** start **

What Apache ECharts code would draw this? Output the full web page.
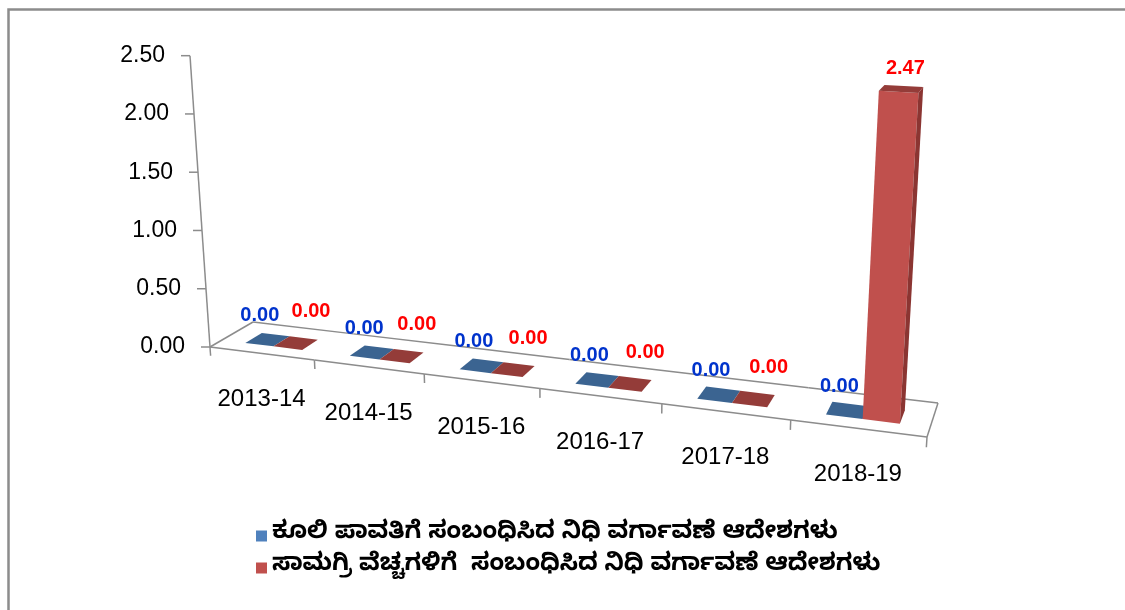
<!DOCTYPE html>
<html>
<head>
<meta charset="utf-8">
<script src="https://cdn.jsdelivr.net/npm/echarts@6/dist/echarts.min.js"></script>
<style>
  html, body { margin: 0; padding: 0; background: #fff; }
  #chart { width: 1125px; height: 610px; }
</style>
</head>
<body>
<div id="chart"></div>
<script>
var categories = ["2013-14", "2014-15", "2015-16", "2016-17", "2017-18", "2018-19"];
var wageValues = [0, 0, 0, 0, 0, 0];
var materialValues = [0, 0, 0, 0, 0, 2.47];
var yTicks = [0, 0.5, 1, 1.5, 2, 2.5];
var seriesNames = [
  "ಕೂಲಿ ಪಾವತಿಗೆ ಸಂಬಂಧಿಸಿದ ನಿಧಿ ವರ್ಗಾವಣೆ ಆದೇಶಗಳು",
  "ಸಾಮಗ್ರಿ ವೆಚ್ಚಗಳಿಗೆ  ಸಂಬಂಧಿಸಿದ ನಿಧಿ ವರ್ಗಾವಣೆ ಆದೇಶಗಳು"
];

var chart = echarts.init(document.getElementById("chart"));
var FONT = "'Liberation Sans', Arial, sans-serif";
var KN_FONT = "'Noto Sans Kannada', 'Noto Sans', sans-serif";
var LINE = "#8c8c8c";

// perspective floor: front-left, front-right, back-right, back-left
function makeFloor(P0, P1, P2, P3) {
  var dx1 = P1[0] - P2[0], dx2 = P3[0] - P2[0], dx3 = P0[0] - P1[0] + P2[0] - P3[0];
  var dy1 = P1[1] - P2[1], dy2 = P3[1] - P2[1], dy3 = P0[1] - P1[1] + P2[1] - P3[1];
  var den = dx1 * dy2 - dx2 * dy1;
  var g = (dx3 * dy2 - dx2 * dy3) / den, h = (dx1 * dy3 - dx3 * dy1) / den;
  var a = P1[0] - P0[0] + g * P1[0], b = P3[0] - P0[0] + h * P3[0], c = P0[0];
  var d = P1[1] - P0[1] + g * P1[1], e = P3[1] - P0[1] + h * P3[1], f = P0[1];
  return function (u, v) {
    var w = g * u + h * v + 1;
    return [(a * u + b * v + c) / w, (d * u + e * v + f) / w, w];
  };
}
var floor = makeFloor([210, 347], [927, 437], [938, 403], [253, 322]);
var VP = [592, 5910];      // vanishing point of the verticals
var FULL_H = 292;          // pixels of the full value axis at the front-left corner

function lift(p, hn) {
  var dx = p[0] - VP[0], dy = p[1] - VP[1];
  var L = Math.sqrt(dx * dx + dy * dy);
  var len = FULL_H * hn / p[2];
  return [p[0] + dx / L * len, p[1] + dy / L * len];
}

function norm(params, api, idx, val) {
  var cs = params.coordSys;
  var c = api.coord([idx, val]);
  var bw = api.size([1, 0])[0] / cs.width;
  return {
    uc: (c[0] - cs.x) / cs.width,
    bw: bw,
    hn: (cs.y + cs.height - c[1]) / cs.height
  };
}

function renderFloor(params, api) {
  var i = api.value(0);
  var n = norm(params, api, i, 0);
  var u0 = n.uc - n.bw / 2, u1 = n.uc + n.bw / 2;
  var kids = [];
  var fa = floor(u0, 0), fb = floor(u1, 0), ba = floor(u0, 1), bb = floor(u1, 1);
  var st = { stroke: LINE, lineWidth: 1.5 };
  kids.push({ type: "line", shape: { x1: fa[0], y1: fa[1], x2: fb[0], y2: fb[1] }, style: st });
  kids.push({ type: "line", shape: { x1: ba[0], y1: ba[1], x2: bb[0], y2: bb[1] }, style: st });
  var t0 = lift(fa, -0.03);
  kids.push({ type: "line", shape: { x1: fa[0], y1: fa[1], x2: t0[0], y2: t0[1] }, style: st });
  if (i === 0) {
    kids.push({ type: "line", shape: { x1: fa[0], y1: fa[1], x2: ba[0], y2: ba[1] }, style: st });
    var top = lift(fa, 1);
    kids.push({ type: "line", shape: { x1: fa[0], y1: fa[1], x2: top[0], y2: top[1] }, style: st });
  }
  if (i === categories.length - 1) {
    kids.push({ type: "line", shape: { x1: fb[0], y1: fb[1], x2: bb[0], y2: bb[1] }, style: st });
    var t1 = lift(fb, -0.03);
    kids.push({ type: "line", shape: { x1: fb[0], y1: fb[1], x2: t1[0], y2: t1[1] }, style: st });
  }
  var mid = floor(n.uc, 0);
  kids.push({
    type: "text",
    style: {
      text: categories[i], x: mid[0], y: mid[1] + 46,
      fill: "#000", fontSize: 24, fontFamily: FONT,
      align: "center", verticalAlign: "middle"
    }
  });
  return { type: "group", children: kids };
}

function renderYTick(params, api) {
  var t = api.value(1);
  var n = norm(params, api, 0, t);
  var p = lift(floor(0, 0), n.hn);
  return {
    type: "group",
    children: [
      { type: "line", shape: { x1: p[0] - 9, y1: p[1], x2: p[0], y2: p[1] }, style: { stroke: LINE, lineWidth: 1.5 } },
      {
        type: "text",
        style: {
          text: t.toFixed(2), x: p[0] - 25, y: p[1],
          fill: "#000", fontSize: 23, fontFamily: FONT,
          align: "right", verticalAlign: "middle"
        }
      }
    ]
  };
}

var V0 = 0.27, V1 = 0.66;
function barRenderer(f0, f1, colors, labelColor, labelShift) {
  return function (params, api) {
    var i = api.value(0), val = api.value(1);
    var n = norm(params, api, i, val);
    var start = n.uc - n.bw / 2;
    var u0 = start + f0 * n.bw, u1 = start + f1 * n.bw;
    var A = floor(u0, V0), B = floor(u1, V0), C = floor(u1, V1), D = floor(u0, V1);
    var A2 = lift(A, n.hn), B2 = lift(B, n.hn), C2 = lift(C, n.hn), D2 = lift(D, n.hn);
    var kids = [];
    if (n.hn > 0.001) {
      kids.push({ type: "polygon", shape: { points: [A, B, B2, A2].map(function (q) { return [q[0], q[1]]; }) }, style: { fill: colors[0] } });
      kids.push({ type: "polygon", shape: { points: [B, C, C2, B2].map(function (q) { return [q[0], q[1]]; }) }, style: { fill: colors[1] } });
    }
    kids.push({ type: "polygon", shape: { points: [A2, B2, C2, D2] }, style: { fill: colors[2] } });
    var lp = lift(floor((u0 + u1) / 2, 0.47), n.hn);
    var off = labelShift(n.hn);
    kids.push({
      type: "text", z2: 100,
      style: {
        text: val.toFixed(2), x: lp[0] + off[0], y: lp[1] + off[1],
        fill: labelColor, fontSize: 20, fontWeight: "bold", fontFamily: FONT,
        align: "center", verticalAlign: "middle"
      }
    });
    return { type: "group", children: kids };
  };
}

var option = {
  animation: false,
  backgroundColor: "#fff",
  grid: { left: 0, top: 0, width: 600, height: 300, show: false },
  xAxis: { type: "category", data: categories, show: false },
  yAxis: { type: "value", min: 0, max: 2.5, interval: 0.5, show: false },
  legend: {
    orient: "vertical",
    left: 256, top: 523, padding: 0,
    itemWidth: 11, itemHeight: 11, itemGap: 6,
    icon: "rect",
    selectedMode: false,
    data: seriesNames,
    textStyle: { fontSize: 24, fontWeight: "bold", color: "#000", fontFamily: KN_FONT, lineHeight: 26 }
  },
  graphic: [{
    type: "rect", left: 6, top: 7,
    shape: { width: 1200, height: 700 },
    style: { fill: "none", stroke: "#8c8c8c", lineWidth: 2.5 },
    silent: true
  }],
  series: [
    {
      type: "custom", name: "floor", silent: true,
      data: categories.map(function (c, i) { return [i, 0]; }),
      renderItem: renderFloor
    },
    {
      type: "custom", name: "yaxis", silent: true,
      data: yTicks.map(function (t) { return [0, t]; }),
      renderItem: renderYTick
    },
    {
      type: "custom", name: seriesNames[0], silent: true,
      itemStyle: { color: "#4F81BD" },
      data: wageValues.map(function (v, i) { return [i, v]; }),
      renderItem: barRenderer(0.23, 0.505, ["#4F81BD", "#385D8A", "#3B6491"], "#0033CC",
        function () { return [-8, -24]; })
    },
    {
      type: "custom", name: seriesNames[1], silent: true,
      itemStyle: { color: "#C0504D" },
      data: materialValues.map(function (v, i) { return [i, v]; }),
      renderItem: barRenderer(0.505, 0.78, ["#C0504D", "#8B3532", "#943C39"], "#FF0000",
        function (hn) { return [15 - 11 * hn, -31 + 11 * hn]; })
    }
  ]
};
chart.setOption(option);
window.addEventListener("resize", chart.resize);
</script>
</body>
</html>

** end **

THE PROBLEM: Restate only the lines running from the start of the material above through the line containing "var FULL_H = 292;", ends included. No pictures.

REPLY:
What Apache ECharts code would draw this? Output the full web page.
<!DOCTYPE html>
<html>
<head>
<meta charset="utf-8">
<script src="https://cdn.jsdelivr.net/npm/echarts@6/dist/echarts.min.js"></script>
<style>
  html, body { margin: 0; padding: 0; background: #fff; }
  #chart { width: 1125px; height: 610px; }
</style>
</head>
<body>
<div id="chart"></div>
<script>
var categories = ["2013-14", "2014-15", "2015-16", "2016-17", "2017-18", "2018-19"];
var wageValues = [0, 0, 0, 0, 0, 0];
var materialValues = [0, 0, 0, 0, 0, 2.47];
var yTicks = [0, 0.5, 1, 1.5, 2, 2.5];
var seriesNames = [
  "ಕೂಲಿ ಪಾವತಿಗೆ ಸಂಬಂಧಿಸಿದ ನಿಧಿ ವರ್ಗಾವಣೆ ಆದೇಶಗಳು",
  "ಸಾಮಗ್ರಿ ವೆಚ್ಚಗಳಿಗೆ  ಸಂಬಂಧಿಸಿದ ನಿಧಿ ವರ್ಗಾವಣೆ ಆದೇಶಗಳು"
];

var chart = echarts.init(document.getElementById("chart"));
var FONT = "'Liberation Sans', Arial, sans-serif";
var KN_FONT = "'Noto Sans Kannada', 'Noto Sans', sans-serif";
var LINE = "#8c8c8c";

// perspective floor: front-left, front-right, back-right, back-left
function makeFloor(P0, P1, P2, P3) {
  var dx1 = P1[0] - P2[0], dx2 = P3[0] - P2[0], dx3 = P0[0] - P1[0] + P2[0] - P3[0];
  var dy1 = P1[1] - P2[1], dy2 = P3[1] - P2[1], dy3 = P0[1] - P1[1] + P2[1] - P3[1];
  var den = dx1 * dy2 - dx2 * dy1;
  var g = (dx3 * dy2 - dx2 * dy3) / den, h = (dx1 * dy3 - dx3 * dy1) / den;
  var a = P1[0] - P0[0] + g * P1[0], b = P3[0] - P0[0] + h * P3[0], c = P0[0];
  var d = P1[1] - P0[1] + g * P1[1], e = P3[1] - P0[1] + h * P3[1], f = P0[1];
  return function (u, v) {
    var w = g * u + h * v + 1;
    return [(a * u + b * v + c) / w, (d * u + e * v + f) / w, w];
  };
}
var floor = makeFloor([210, 347], [927, 437], [938, 403], [253, 322]);
var VP = [592, 5910];      // vanishing point of the verticals
var FULL_H = 292;          // pixels of the full value axis at the front-left corner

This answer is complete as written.